▸ THE TASK:
Starting at the line containing "Clone this chart in Apache ECharts.", copy each line exactly, ending with the line containing "var font = 'Liberation". Leave out everything else.

▸ INFORMATION SUPPLIED:
[start]

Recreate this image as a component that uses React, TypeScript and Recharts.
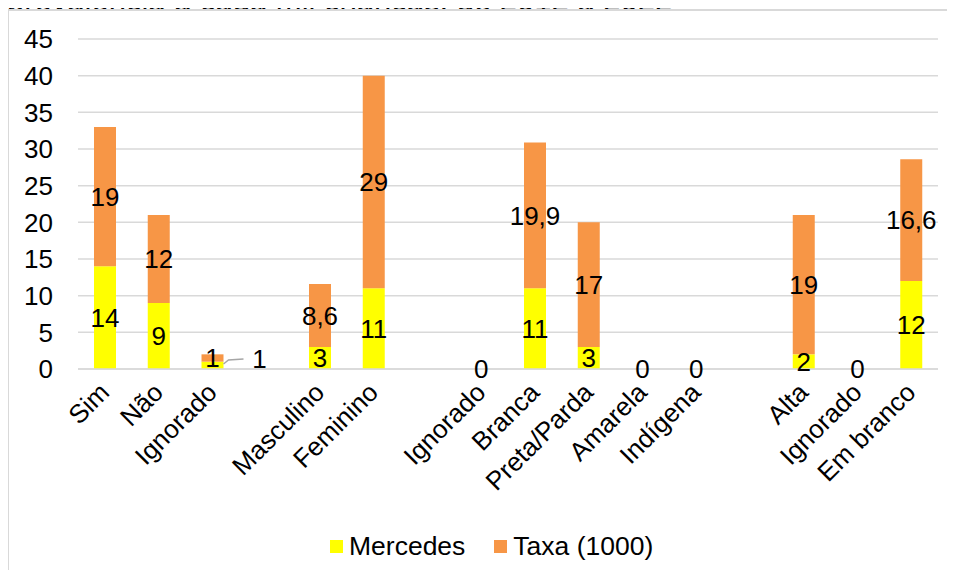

[end]
[start]

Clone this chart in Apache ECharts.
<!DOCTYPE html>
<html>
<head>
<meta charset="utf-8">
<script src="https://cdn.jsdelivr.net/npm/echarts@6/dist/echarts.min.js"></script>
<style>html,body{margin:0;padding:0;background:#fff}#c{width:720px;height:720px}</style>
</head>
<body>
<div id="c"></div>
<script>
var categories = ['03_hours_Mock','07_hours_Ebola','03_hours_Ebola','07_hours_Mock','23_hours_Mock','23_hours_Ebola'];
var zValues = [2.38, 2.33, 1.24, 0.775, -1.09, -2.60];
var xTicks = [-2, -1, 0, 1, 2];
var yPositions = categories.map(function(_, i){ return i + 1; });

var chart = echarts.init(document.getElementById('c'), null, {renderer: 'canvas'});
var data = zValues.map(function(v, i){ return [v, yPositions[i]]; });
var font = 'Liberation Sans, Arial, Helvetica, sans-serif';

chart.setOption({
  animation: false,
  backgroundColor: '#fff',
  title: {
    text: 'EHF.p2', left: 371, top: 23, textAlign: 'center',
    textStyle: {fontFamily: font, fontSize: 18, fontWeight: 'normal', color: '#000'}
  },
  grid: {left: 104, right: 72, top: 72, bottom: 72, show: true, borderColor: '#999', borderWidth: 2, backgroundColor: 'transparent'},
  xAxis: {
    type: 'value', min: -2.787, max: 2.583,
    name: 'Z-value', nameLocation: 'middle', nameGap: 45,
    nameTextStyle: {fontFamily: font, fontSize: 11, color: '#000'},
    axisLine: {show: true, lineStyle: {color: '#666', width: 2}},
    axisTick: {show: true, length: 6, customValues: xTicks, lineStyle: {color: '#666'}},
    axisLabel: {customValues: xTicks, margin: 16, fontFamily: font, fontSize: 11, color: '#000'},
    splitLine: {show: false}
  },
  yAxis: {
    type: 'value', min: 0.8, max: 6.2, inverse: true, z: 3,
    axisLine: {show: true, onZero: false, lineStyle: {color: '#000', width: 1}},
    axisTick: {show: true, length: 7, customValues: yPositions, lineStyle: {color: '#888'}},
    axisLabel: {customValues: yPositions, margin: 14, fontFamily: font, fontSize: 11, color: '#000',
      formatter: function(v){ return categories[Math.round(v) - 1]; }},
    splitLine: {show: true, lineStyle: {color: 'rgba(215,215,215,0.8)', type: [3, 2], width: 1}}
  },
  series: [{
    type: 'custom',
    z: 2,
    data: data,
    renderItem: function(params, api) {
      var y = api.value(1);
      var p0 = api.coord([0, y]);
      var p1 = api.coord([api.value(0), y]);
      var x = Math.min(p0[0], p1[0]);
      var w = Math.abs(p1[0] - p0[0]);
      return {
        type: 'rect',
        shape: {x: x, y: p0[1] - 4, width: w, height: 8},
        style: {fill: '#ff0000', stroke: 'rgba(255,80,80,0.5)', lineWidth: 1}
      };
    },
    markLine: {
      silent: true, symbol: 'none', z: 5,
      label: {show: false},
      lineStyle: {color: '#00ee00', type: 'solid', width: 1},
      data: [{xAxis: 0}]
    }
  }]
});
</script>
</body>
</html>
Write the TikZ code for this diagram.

[end]

▸ CORRECT ANSWER:
Clone this chart in Apache ECharts.
<!DOCTYPE html>
<html>
<head>
<meta charset="utf-8">
<script src="https://cdn.jsdelivr.net/npm/echarts@6/dist/echarts.min.js"></script>
<style>html,body{margin:0;padding:0;background:#fff}#c{width:720px;height:720px}</style>
</head>
<body>
<div id="c"></div>
<script>
var categories = ['03_hours_Mock','07_hours_Ebola','03_hours_Ebola','07_hours_Mock','23_hours_Mock','23_hours_Ebola'];
var zValues = [2.38, 2.33, 1.24, 0.775, -1.09, -2.60];
var xTicks = [-2, -1, 0, 1, 2];
var yPositions = categories.map(function(_, i){ return i + 1; });

var chart = echarts.init(document.getElementById('c'), null, {renderer: 'canvas'});
var data = zValues.map(function(v, i){ return [v, yPositions[i]]; });
var font = 'Liberation Sans, Arial, Helvetica, sans-serif';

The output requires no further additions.